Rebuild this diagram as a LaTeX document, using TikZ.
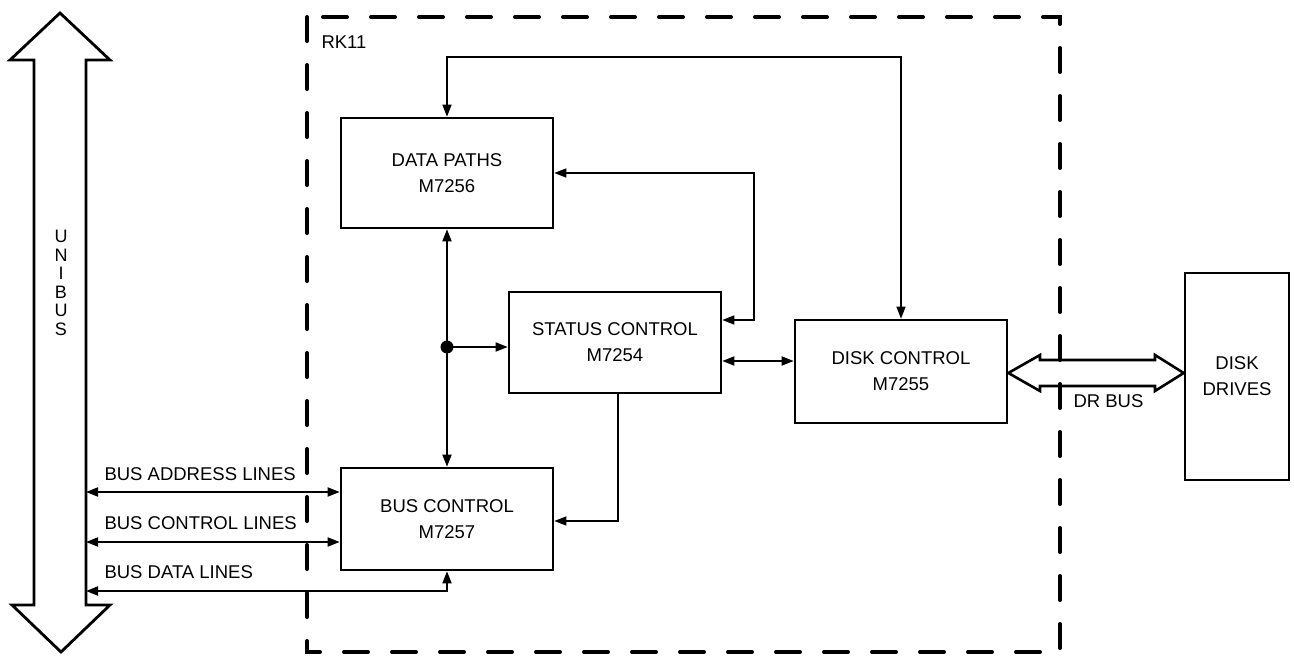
\documentclass[tikz,border=0pt]{standalone}
\usepackage{fontspec}
\setmainfont{Liberation Sans}
\usetikzlibrary{arrows.meta}
\begin{document}
\begin{tikzpicture}[x=1pt,y=-1pt,
  >={Triangle[length=12pt,width=9pt]},
  every node/.style={font=\fontsize{18.5}{26}\selectfont},
  blk/.style={draw,line width=2.6pt,rectangle,inner sep=0pt,align=center},
  conn/.style={line width=1.8pt},
  thin conn/.style={line width=1.3pt},
  bigarrow/.style={draw,line width=2.8pt,line join=miter},
  rkframe/.style={line width=4pt,line cap=round,dash pattern=on 24pt off 24pt}]
\useasboundingbox (0,0) rectangle (1294,658);
% RK11 frame
\draw[rkframe] (307,17) rectangle (1060,652);
\node[anchor=west] (rk) at (318,42) {RK11};
% blocks
\node[blk,minimum width=212pt,minimum height=110pt] (dp) at (447,173) {DATA PATHS\\M7256};
\node[blk,minimum width=212pt,minimum height=101pt] (sc) at (615,342.5) {STATUS CONTROL\\M7254};
\node[blk,minimum width=212pt,minimum height=103pt] (dc) at (901,371.5) {DISK CONTROL\\M7255};
\node[blk,minimum width=212pt,minimum height=102pt] (bc) at (447,519) {BUS CONTROL\\M7257};
\node[blk,minimum width=104pt,minimum height=207pt] (dd) at (1237,376.5) {DISK\\DRIVES};
% UNIBUS
\coordinate (ubl) at (34,0);
\coordinate (ubr) at (86,0);
\draw[bigarrow] (60,13) -- (110,60) -- (86,60) -- (86,605) -- (110,605) -- (61,652)
  -- (12,605) -- (34,605) -- (34,60) -- (10,60) -- cycle;
\node[align=center,font=\fontsize{18}{18.5}\selectfont] (ubt) at (61,283) {U\\N\\I\\B\\U\\S};
% connectors
\coordinate (top) at (447,57);
\draw[thin conn,<->] (dp.north) -- (dp.north |- top) -| (dc.north);
\coordinate (fb) at (754,320);
\draw[thin conn,<->] (dp.east) -| (fb) -- (fb -| sc.east);
\draw[conn,<->] (dp.south) -- (bc.north);
\coordinate (j) at (447,347);
\fill (j) circle (6.5pt);
\draw[conn,->] (j) -- (j -| sc.west);
\draw[conn,<->] (sc.east |- 0,361) -- (dc.west |- 0,361);
\coordinate (sb) at (618,521);
\draw[thin conn,->] (sb |- sc.south) -- (sb) -- (sb -| bc.east);
% bus lines
\draw[conn,<->] (ubr |- 0,492) -- (bc.west |- 0,492);
\draw[conn,<->] (ubr |- 0,542) -- (bc.west |- 0,542);
\coordinate (dl) at (447,591);
\draw[conn,<->] (ubr |- dl) -- (dl) -- (bc.south);
\node[anchor=west] (la) at (101,474) {BUS ADDRESS LINES};
\node[anchor=west] (lc) at (101,523) {BUS CONTROL LINES};
\node[anchor=west] (ld) at (101,572) {BUS DATA LINES};
% DR BUS
\draw[bigarrow,line width=2.6pt] (dc.east |- 0,373) -- (1040,355) -- (1040,360) -- (1155,360) -- (1155,355)
  -- (dd.west |- 0,373) -- (1155,391) -- (1155,386) -- (1040,386) -- (1040,391) -- cycle;
\node[anchor=west] (drb) at (1070,401) {DR BUS};
\end{tikzpicture}
\end{document}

# # #

The data above needs to be retyped exactly, with the images left out.

• [SOLUTION TO THE EXERCISE]
Rebuild this diagram as a LaTeX document, using TikZ.
\documentclass[tikz,border=0pt]{standalone}
\usepackage{fontspec}
\setmainfont{Liberation Sans}
\usetikzlibrary{arrows.meta}
\begin{document}
\begin{tikzpicture}[x=1pt,y=-1pt,
  >={Triangle[length=12pt,width=9pt]},
  every node/.style={font=\fontsize{18.5}{26}\selectfont},
  blk/.style={draw,line width=2.6pt,rectangle,inner sep=0pt,align=center},
  conn/.style={line width=1.8pt},
  thin conn/.style={line width=1.3pt},
  bigarrow/.style={draw,line width=2.8pt,line join=miter},
  rkframe/.style={line width=4pt,line cap=round,dash pattern=on 24pt off 24pt}]
\useasboundingbox (0,0) rectangle (1294,658);
% RK11 frame
\draw[rkframe] (307,17) rectangle (1060,652);
\node[anchor=west] (rk) at (318,42) {RK11};
% blocks
\node[blk,minimum width=212pt,minimum height=110pt] (dp) at (447,173) {DATA PATHS\\M7256};
\node[blk,minimum width=212pt,minimum height=101pt] (sc) at (615,342.5) {STATUS CONTROL\\M7254};
\node[blk,minimum width=212pt,minimum height=103pt] (dc) at (901,371.5) {DISK CONTROL\\M7255};
\node[blk,minimum width=212pt,minimum height=102pt] (bc) at (447,519) {BUS CONTROL\\M7257};
\node[blk,minimum width=104pt,minimum height=207pt] (dd) at (1237,376.5) {DISK\\DRIVES};
% UNIBUS
\coordinate (ubl) at (34,0);
\coordinate (ubr) at (86,0);
\draw[bigarrow] (60,13) -- (110,60) -- (86,60) -- (86,605) -- (110,605) -- (61,652)
  -- (12,605) -- (34,605) -- (34,60) -- (10,60) -- cycle;
\node[align=center,font=\fontsize{18}{18.5}\selectfont] (ubt) at (61,283) {U\\N\\I\\B\\U\\S};
% connectors
\coordinate (top) at (447,57);
\draw[thin conn,<->] (dp.north) -- (dp.north |- top) -| (dc.north);
\coordinate (fb) at (754,320);
\draw[thin conn,<->] (dp.east) -| (fb) -- (fb -| sc.east);
\draw[conn,<->] (dp.south) -- (bc.north);
\coordinate (j) at (447,347);
\fill (j) circle (6.5pt);
\draw[conn,->] (j) -- (j -| sc.west);
\draw[conn,<->] (sc.east |- 0,361) -- (dc.west |- 0,361);
\coordinate (sb) at (618,521);
\draw[thin conn,->] (sb |- sc.south) -- (sb) -- (sb -| bc.east);
% bus lines
\draw[conn,<->] (ubr |- 0,492) -- (bc.west |- 0,492);
\draw[conn,<->] (ubr |- 0,542) -- (bc.west |- 0,542);
\coordinate (dl) at (447,591);
\draw[conn,<->] (ubr |- dl) -- (dl) -- (bc.south);
\node[anchor=west] (la) at (101,474) {BUS ADDRESS LINES};
\node[anchor=west] (lc) at (101,523) {BUS CONTROL LINES};
\node[anchor=west] (ld) at (101,572) {BUS DATA LINES};
% DR BUS
\draw[bigarrow,line width=2.6pt] (dc.east |- 0,373) -- (1040,355) -- (1040,360) -- (1155,360) -- (1155,355)
  -- (dd.west |- 0,373) -- (1155,391) -- (1155,386) -- (1040,386) -- (1040,391) -- cycle;
\node[anchor=west] (drb) at (1070,401) {DR BUS};
\end{tikzpicture}
\end{document}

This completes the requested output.